Diese Welt ist "nicht sehr komplex, dafür aber auffällig geordnet. Sie besteht aus ganzen Zahlen, binären Sequenzen, einer festgelegten Logik, präzisen Definitionen und Algorithmen. [...] Sie ist übersichtlich angeordnet, wohldurchdacht, mathematisch beschreibbar, effizient und auf ihre Weise optimal" (Precht 2020, 37f.).

Ein charakteristisches Moment humaner Existenz, das in der KI nicht vorkommt, ist die subjektive Binnenperspektive. Im Unterschied zur Außenperspektive ist "jede subjektive Erfahrung an eine zentrierte Perspektive gebunden, die sich nicht in einer objektiven, physikalischen Beschreibung rekonstruieren lässt" (Fuchs 2020, 182). "Bewusstsein ist überhaupt nicht das geistlose Durchlaufen von Datenzuständen – es ist Selbstbewusstsein" (ebd., 37) oder "Selbstgewahrsein" (Ebd., 104).

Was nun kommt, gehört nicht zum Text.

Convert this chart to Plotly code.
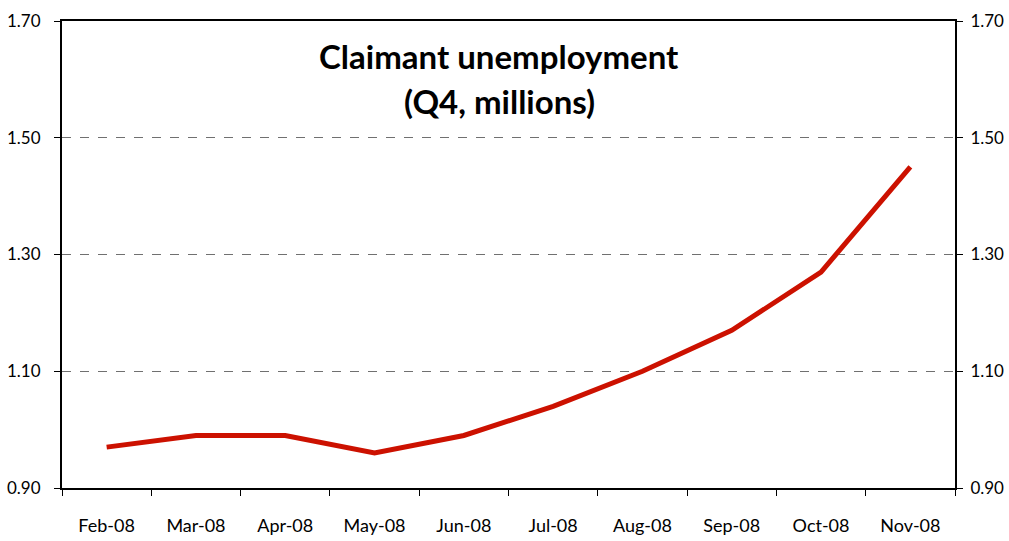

Bereits die Rede von der "künstlichen Intelligenz" reduziert den Begriff der Intelligenz bzw. ersetzt sie durch etwas anderes. Das lateinische Wort "intellegere" bedeutet "einsehen, verstehen, begreifen". Eine künstliche Intelligenz müsste in der Lage sein, "sich selbst [...] aus einer übergeordneten Perspektive zu sehen."

Das "Heraustreten aus seinem Mittelpunkt" ist eine "entscheidende Voraussetzung" für Intelligenz (Ebd., 43). Im Unterschied zur menschlichen Intelligenz versteht ein Übersetzungsprogramm die Worte nicht, die es übersetzt.

Solche Computer führen "nur blind Programme aus, die man als 'klug entwickelt' bezeichnen kann" (Ebd., 44). "Immer präzisere Mustererkennung und immer leistungsfähigere Statistiksysteme schaffen noch lange keine echte Intelligenz" (Precht 2020, 25).

"Ausgeblendet bleibt" in der KI "das Charakteristische des Lebens [...] nämlich das Erleben oder die Innerlichkeit: Empfinden, Fühlen, Streben, Wahrnehmung, Denken. Lebendiges geht nicht in einem von außen beobachtbaren System auf" (Fuchs 2020, 31).